Field of the Invention
The present invention relates to an indexable cutting insert for face milling with high feed rates, and to a milling tool for face milling with high feed rates, with a plurality of such indexable cutting inserts.
When machining in particular metallic materials by milling, it is customary to use milling tools which have a relatively tough carrier body which can be manufactured, for example, from tool steel to which a plurality of cutting inserts made of a harder, more wear-resistant material, in particular cemented-carbide, cermet or cutting ceramic, is fastened. The cutting inserts here have the cutting edges which enter into engagement in a machining manner with the workpiece to be machined. It is known in particular to design the cutting inserts as what as referred to as indexable cutting inserts which have a plurality of identical cutting edges useable in succession.

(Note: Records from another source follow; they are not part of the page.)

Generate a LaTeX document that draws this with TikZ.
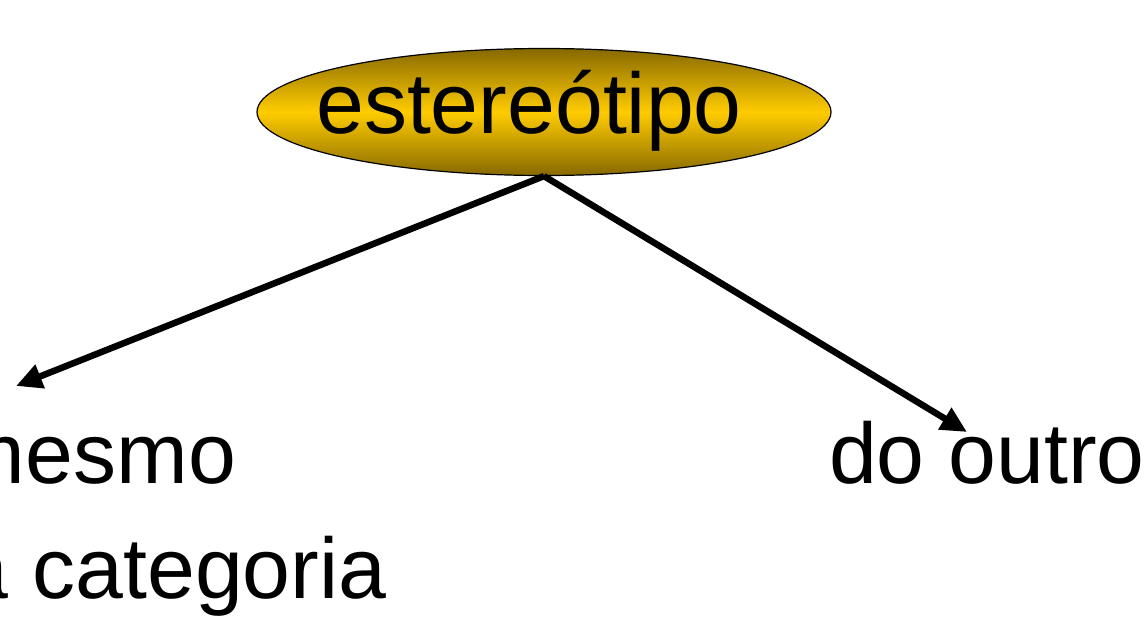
\documentclass[tikz,border=0pt]{standalone}
\usepackage{fontspec}
\setmainfont{Liberation Sans}
\usetikzlibrary{shapes.geometric,arrows.meta}
\definecolor{darkgold}{RGB}{135,105,0}
\definecolor{brightgold}{RGB}{255,204,0}
\tikzset{
  bubble/.style={ellipse, draw=black, line width=1.2pt, minimum width=574pt, minimum height=127pt, inner sep=0pt,
    top color=darkgold, bottom color=darkgold, middle color=brightgold, shading angle=0},
  bigtext/.style={font=\fontsize{86}{100}\selectfont, inner sep=0pt, outer sep=0pt},
  conn/.style={line width=6.5pt, -{Triangle[length=26pt,width=24pt]}}
}
\begin{document}
\begin{tikzpicture}[x=1pt,y=-1pt]
\useasboundingbox (0,0) rectangle (1148,618);
\clip (0,0) rectangle (1148,618);
\node[bubble] (est) at (544,112) {};
\node[bigtext, anchor=base] (estt) at (529,133) {estereótipo};
\node[bigtext, anchor=base west] (l1) at (-46,483) {mesmo};
\node[bigtext, anchor=base west] (l2) at (-39,598) {a categoria};
\node[bigtext, anchor=base west] (r1) at (829,483) {do outro};
\coordinate (lt) at (16,386);
\coordinate (rt) at (967,432);
\draw[conn] (est.south) -- (lt);
\draw[conn] (est.south) -- (rt);
\end{tikzpicture}
\end{document}
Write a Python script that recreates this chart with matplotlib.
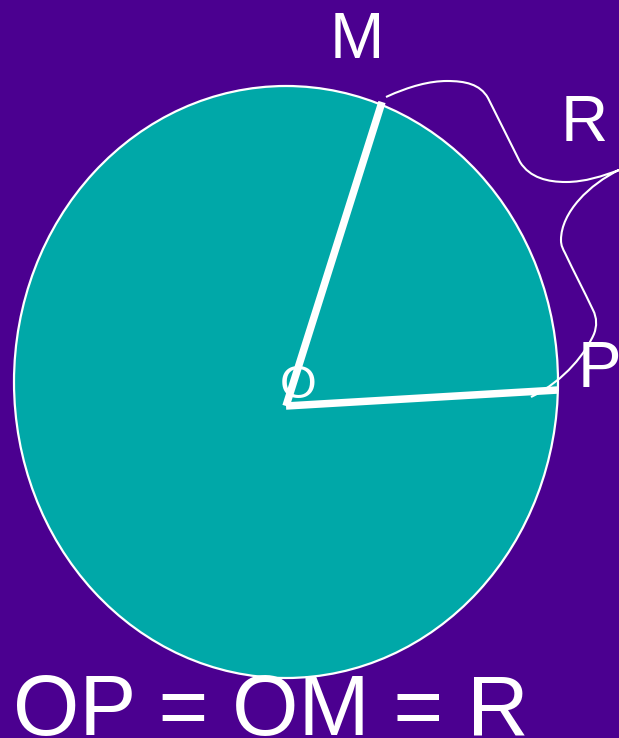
import matplotlib
matplotlib.use('Agg')
import matplotlib.pyplot as plt
from matplotlib.patches import Ellipse, PathPatch
from matplotlib.path import Path

W, H = 619, 738
BG = '#4B0090'
TEAL = '#00A8A8'

# everything in reference pixel coordinates
center = (286, 382)
circle_w = 544
circle_h = 592
radius_m = [(286, 406), (382, 102)]
radius_p = [(286, 406), (558, 390)]

# brace-like squiggle, cubic segments: control, control, end
curve_start = (386, 97)
curve_segments = [
    ((410, 86), (430, 81), (447, 81)),
    ((465, 81), (480, 84), (488, 98)),
    ((497, 116), (510, 142), (520, 162)),
    ((530, 178), (548, 182), (566, 182)),
    ((585, 182), (603, 176), (619, 170)),
    ((590, 184), (561, 212), (561, 240)),
    ((561, 246), (563, 249), (565, 253)),
    ((574, 272), (584, 291), (593, 310)),
    ((597, 318), (597, 326), (594, 334)),
    ((586, 352), (566, 380), (531, 397)),
]

labels = [
    ('M', 330, 58, 47),
    ('R', 561, 141, 47),
    ('P', 578, 387, 47),
]
formula = 'OP = OM = R'


def curve_path():
    verts = [curve_start]
    codes = [Path.MOVETO]
    for seg in curve_segments:
        verts.extend(seg)
        codes.extend([Path.CURVE4] * 3)
    return Path(verts, codes)


plt.rcParams['font.family'] = ['Liberation Sans', 'DejaVu Sans']

fig = plt.figure(figsize=(W / 100, H / 100), dpi=100, facecolor=BG)
ax = fig.add_axes([0, 0, 1, 1])
ax.set_xlim(0, W)
ax.set_ylim(H, 0)
ax.axis('off')

ax.add_patch(Ellipse(center, circle_w, circle_h, facecolor=TEAL, edgecolor='white', linewidth=1.6))
ax.add_patch(PathPatch(curve_path(), facecolor='none', edgecolor='white', linewidth=1.5))

for seg in (radius_m, radius_p):
    xs, ys = zip(*seg)
    ax.plot(xs, ys, color='white', linewidth=5.4, solid_capstyle='butt')

for txt, x, y, size in labels:
    ax.text(x, y, txt, color='white', fontsize=size, ha='left', va='baseline')
ax.text(298, 398, 'O', color='white', fontsize=34, ha='center', va='baseline')
ax.text(13, 735, formula, color='white', fontsize=61.5, ha='left', va='baseline')

fig.savefig('out.png', dpi=100, facecolor=BG)
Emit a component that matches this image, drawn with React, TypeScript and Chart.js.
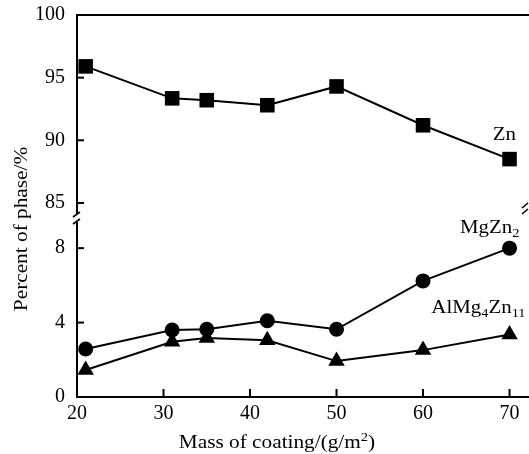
import React, { useEffect, useRef } from "react";
import { Chart, registerables } from "chart.js";

Chart.register(...registerables);

// ---- data ----
const massOfCoating = [21, 31, 35, 42, 50, 60, 70];
const znPercent = [95.9, 93.35, 93.2, 92.8, 94.3, 91.2, 88.5];
const mgZn2Percent = [2.58, 3.6, 3.64, 4.1, 3.64, 6.24, 8.0];
const alMg4Zn11Percent = [1.45, 2.97, 3.17, 3.05, 1.93, 2.52, 3.36];

const xTicks = [20, 30, 40, 50, 60, 70];
const upperTicks = [85, 90, 95, 100];
const lowerTicks = [0, 4, 8];

const FONT = "'Liberation Serif', 'Times New Roman', serif";

const pts = (ys: number[]) => massOfCoating.map((x, i) => ({ x, y: ys[i] }));

type Part = { t: string; sub?: boolean; sup?: boolean };

function drawRich(
  ctx: CanvasRenderingContext2D,
  parts: Part[],
  cx: number,
  baseline: number,
  size: number,
  stretch = 1.1
) {
  const small = Math.round(size * 0.68);
  let w = 0;
  for (const p of parts) {
    ctx.font = `${p.sub || p.sup ? small : size}px ${FONT}`;
    w += ctx.measureText(p.t).width;
  }
  ctx.save();
  ctx.translate(cx, baseline);
  ctx.scale(stretch, 1);
  let x = -w / 2;
  ctx.textAlign = "left";
  ctx.textBaseline = "alphabetic";
  for (const p of parts) {
    ctx.font = `${p.sub || p.sup ? small : size}px ${FONT}`;
    const dy = p.sub ? size * 0.22 : p.sup ? -size * 0.38 : 0;
    ctx.fillText(p.t, x, dy);
    x += ctx.measureText(p.t).width;
  }
  ctx.restore();
}

const decorPlugin = {
  id: "decor",
  afterDraw(chart: any) {
    const { ctx, chartArea } = chart;
    const { left, top, right, bottom } = chartArea;
    const xs = chart.scales.x;
    const yU = chart.scales.yUp;
    const yL = chart.scales.yLow;
    const brk = yU.bottom;
    const line = (x1: number, y1: number, x2: number, y2: number) => {
      ctx.beginPath();
      ctx.moveTo(x1, y1);
      ctx.lineTo(x2, y2);
      ctx.stroke();
    };
    ctx.save();
    ctx.strokeStyle = "#000";
    ctx.fillStyle = "#000";
    ctx.lineWidth = 2;
    ctx.lineCap = "butt";
    // frame
    line(left - 1, top, right, top);
    line(left - 1, bottom, right, bottom);
    line(left, top, left, brk - 4);
    line(left, brk + 4, left, bottom);
    // ticks (inward)
    for (const v of upperTicks) {
      if (v === 100) continue;
      const y = yU.getPixelForValue(v);
      line(left, y, left + 7, y);
    }
    for (const v of lowerTicks) {
      if (v === 0) continue;
      const y = yL.getPixelForValue(v);
      line(left, y, left + 7, y);
    }
    for (const v of xTicks) {
      if (v === 20) continue;
      const x = xs.getPixelForValue(v);
      line(x, bottom, x, bottom - 8);
    }
    // break marks
    ctx.lineWidth = 1.6;
    line(left - 4, brk - 1, left + 3, brk - 6);
    line(left - 4, brk + 6, left + 3, brk + 1);
    line(right - 7, brk - 10, right - 1, brk - 15);
    line(right - 7, brk - 4, right - 1, brk - 9);

    // series labels
    drawRich(ctx, [{ t: "Zn" }], xs.getPixelForValue(69.4), yU.getPixelForValue(90.0), 19);
    drawRich(ctx, [{ t: "MgZn" }, { t: "2", sub: true }], xs.getPixelForValue(67.7), yL.getPixelForValue(8.82), 19);
    drawRich(
      ctx,
      [{ t: "AlMg" }, { t: "4", sub: true }, { t: "Zn" }, { t: "11", sub: true }],
      xs.getPixelForValue(66.4),
      yL.getPixelForValue(4.5),
      19
    );

    // axis titles
    drawRich(ctx, [{ t: "Mass of coating/(g/m" }, { t: "2", sup: true }, { t: ")" }], 277, 448, 19, 1.12);
    ctx.save();
    ctx.translate(27, 229);
    ctx.rotate(-Math.PI / 2);
    drawRich(ctx, [{ t: "Percent of phase/%" }], 0, 0, 19, 1.12);
    ctx.restore();
    ctx.restore();
  },
};

export default function App() {
  const ref = useRef<HTMLCanvasElement | null>(null);
  useEffect(() => {
    if (!ref.current) return;
    const tickFont = { family: FONT, size: 20 };
    const common = {
      type: "linear" as const,
      position: "left" as const,
      stack: "v",
      grid: { display: false, drawTicks: false },
      border: { display: false },
      afterFit: (s: any) => {
        s.width = 77;
        s.paddingTop = 0;
        s.paddingBottom = 0;
      },
    };
    const chart = new Chart(ref.current, {
      type: "line",
      data: {
        datasets: [
          {
            label: "Zn",
            data: pts(znPercent),
            yAxisID: "yUp",
            borderColor: "#000",
            backgroundColor: "#000",
            borderWidth: 2,
            pointStyle: "rect",
            pointRadius: 10.3,
            pointBorderWidth: 0,
            clip: false as any,
          },
          {
            label: "MgZn2",
            data: pts(mgZn2Percent),
            yAxisID: "yLow",
            borderColor: "#000",
            backgroundColor: "#000",
            borderWidth: 2,
            pointStyle: "circle",
            pointRadius: 7.5,
            pointBorderWidth: 0,
            clip: false as any,
          },
          {
            label: "AlMg4Zn11",
            data: pts(alMg4Zn11Percent),
            yAxisID: "yLow",
            borderColor: "#000",
            backgroundColor: "#000",
            borderWidth: 2,
            pointStyle: "triangle",
            pointRadius: 9.5,
            pointBorderWidth: 0,
            clip: false as any,
          },
        ],
      },
      options: {
        responsive: false,
        animation: false,
        events: [],
        layout: { autoPadding: false, padding: { top: 15, left: 0, right: 0, bottom: 0 } },
        plugins: { legend: { display: false }, tooltip: { enabled: false } },
        scales: {
          x: {
            type: "linear",
            min: 20,
            max: 72.25,
            grid: { display: false, drawTicks: false },
            border: { display: false },
            afterBuildTicks: (s: any) => {
              s.ticks = xTicks.map((v) => ({ value: v }));
            },
            ticks: { font: tickFont, color: "#000", padding: 5, maxRotation: 0, autoSkip: false },
            afterFit: (s: any) => {
              s.height = 57;
              s.paddingLeft = 0;
              s.paddingRight = 0;
            },
          },
          yLow: {
            ...common,
            stackWeight: 179,
            min: 0,
            max: 9.62,
            afterBuildTicks: (s: any) => {
              s.ticks = lowerTicks.map((v) => ({ value: v }));
            },
            ticks: { font: tickFont, color: "#000", padding: 12 },
          },
          yUp: {
            ...common,
            stackWeight: 203,
            min: 83.8,
            max: 100,
            afterBuildTicks: (s: any) => {
              s.ticks = upperTicks.map((v) => ({ value: v }));
            },
            ticks: { font: tickFont, color: "#000", padding: 12 },
          },
        } as any,
      },
      plugins: [decorPlugin],
    });
    return () => chart.destroy();
  }, []);
  return (
    <canvas
      ref={ref}
      width={529}
      height={454}
      style={{ position: "fixed", left: 0, top: 0, width: 529, height: 454 }}
    />
  );
}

The individual cutting edges are customarily indexed here by rotation of the respective cutting insert about one or more axes of symmetry (for example by 90°, 120°, 180°, 240°, 270° or other angles).
Different geometries are used here for the milling tools and the cutting inserts depending on the intended use. One use region is face milling with high feed rates, in which the milling operation is carried out at relatively low depths of cut, but at relatively high feed rates in the direction parallel to the workpiece surface to be machined.
In milling operations of this type, because of the high feed rate, relatively long cutting edge portions come into engagement with the workpiece to be machined, and it is important to provide as balanced as possible a distribution of the cutting forces at the cutting edge in order to achieve a long service life of the cutting insert.
JP S52-103081 A presents a miller with a carrier body which is equipped with a plurality of exchangeable cutting inserts which each have cutting edge portions which are convexly arched at least in sections.
Indexable cutting inserts composed of cemented carbide or cermet are customarily produced in a powder-metallurgical production process from starting powders which are mixed in accordance with the desired composition, are pressed in a mold into the desired shape and are subsequently sintered to form solid bodies. During the sintering of the pressed green compacts, compaction of the material occurs, which compaction is associated with shrinkage, wherein the uniformity of said shrinkage is greatly influenced by the geometry of the green compact and the pressure distribution achieved during the pressing. It has been shown that the service life which can be achieved for cutting inserts produced by powder-metallurgy greatly depends on the successful control of the powder-metallurgical production process.